◆ **Given exercise**
Write out the listing beneath this instruction in its entirety, exactly as it reads.

────────

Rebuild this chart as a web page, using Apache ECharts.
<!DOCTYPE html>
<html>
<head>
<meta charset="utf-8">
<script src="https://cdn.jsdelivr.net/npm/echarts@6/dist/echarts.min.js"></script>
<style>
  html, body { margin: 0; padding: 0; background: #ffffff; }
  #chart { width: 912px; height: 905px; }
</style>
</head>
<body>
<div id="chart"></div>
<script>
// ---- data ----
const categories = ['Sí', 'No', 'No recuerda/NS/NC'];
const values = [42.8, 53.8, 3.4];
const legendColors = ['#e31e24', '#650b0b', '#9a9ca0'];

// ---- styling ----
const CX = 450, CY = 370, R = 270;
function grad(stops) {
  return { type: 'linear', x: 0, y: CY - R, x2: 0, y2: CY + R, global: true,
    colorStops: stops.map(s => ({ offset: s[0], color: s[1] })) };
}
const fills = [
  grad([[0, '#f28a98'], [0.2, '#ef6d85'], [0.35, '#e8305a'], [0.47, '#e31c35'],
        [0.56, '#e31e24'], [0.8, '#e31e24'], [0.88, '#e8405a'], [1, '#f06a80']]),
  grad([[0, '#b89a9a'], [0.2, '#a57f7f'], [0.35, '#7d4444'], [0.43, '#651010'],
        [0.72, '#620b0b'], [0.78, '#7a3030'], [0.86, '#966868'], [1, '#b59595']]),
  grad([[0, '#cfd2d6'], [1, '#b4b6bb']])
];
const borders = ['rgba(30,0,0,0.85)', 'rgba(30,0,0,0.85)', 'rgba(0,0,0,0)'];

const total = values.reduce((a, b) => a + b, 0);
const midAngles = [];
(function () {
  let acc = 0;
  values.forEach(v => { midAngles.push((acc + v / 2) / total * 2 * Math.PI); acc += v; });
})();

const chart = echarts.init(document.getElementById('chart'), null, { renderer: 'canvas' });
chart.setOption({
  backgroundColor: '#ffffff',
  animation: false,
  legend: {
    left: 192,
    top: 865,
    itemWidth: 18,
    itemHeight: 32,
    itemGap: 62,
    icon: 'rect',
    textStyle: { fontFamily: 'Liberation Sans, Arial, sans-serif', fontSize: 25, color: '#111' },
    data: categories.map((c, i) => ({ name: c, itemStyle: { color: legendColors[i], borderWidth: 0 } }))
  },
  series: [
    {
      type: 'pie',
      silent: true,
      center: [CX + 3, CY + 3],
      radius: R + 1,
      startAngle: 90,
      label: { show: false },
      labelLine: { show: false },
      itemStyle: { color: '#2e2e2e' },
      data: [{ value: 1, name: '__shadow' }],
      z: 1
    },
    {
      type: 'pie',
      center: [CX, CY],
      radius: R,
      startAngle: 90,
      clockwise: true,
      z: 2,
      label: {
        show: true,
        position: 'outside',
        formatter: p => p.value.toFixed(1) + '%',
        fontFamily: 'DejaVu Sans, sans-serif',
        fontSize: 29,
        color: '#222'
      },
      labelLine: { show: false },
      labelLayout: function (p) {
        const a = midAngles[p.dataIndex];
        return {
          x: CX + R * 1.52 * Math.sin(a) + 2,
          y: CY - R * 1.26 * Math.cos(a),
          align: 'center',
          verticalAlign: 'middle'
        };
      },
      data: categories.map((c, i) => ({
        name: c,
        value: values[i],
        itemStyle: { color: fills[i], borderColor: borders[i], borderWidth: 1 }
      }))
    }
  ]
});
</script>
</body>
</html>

────────

◆ **Written response**
Rebuild this chart as a web page, using Apache ECharts.
<!DOCTYPE html>
<html>
<head>
<meta charset="utf-8">
<script src="https://cdn.jsdelivr.net/npm/echarts@6/dist/echarts.min.js"></script>
<style>
  html, body { margin: 0; padding: 0; background: #ffffff; }
  #chart { width: 912px; height: 905px; }
</style>
</head>
<body>
<div id="chart"></div>
<script>
// ---- data ----
const categories = ['Sí', 'No', 'No recuerda/NS/NC'];
const values = [42.8, 53.8, 3.4];
const legendColors = ['#e31e24', '#650b0b', '#9a9ca0'];

// ---- styling ----
const CX = 450, CY = 370, R = 270;
function grad(stops) {
  return { type: 'linear', x: 0, y: CY - R, x2: 0, y2: CY + R, global: true,
    colorStops: stops.map(s => ({ offset: s[0], color: s[1] })) };
}
const fills = [
  grad([[0, '#f28a98'], [0.2, '#ef6d85'], [0.35, '#e8305a'], [0.47, '#e31c35'],
        [0.56, '#e31e24'], [0.8, '#e31e24'], [0.88, '#e8405a'], [1, '#f06a80']]),
  grad([[0, '#b89a9a'], [0.2, '#a57f7f'], [0.35, '#7d4444'], [0.43, '#651010'],
        [0.72, '#620b0b'], [0.78, '#7a3030'], [0.86, '#966868'], [1, '#b59595']]),
  grad([[0, '#cfd2d6'], [1, '#b4b6bb']])
];
const borders = ['rgba(30,0,0,0.85)', 'rgba(30,0,0,0.85)', 'rgba(0,0,0,0)'];

const total = values.reduce((a, b) => a + b, 0);
const midAngles = [];
(function () {
  let acc = 0;
  values.forEach(v => { midAngles.push((acc + v / 2) / total * 2 * Math.PI); acc += v; });
})();

const chart = echarts.init(document.getElementById('chart'), null, { renderer: 'canvas' });
chart.setOption({
  backgroundColor: '#ffffff',
  animation: false,
  legend: {
    left: 192,
    top: 865,
    itemWidth: 18,
    itemHeight: 32,
    itemGap: 62,
    icon: 'rect',
    textStyle: { fontFamily: 'Liberation Sans, Arial, sans-serif', fontSize: 25, color: '#111' },
    data: categories.map((c, i) => ({ name: c, itemStyle: { color: legendColors[i], borderWidth: 0 } }))
  },
  series: [
    {
      type: 'pie',
      silent: true,
      center: [CX + 3, CY + 3],
      radius: R + 1,
      startAngle: 90,
      label: { show: false },
      labelLine: { show: false },
      itemStyle: { color: '#2e2e2e' },
      data: [{ value: 1, name: '__shadow' }],
      z: 1
    },
    {
      type: 'pie',
      center: [CX, CY],
      radius: R,
      startAngle: 90,
      clockwise: true,
      z: 2,
      label: {
        show: true,
        position: 'outside',
        formatter: p => p.value.toFixed(1) + '%',
        fontFamily: 'DejaVu Sans, sans-serif',
        fontSize: 29,
        color: '#222'
      },
      labelLine: { show: false },
      labelLayout: function (p) {
        const a = midAngles[p.dataIndex];
        return {
          x: CX + R * 1.52 * Math.sin(a) + 2,
          y: CY - R * 1.26 * Math.cos(a),
          align: 'center',
          verticalAlign: 'middle'
        };
      },
      data: categories.map((c, i) => ({
        name: c,
        value: values[i],
        itemStyle: { color: fills[i], borderColor: borders[i], borderWidth: 1 }
      }))
    }
  ]
});
</script>
</body>
</html>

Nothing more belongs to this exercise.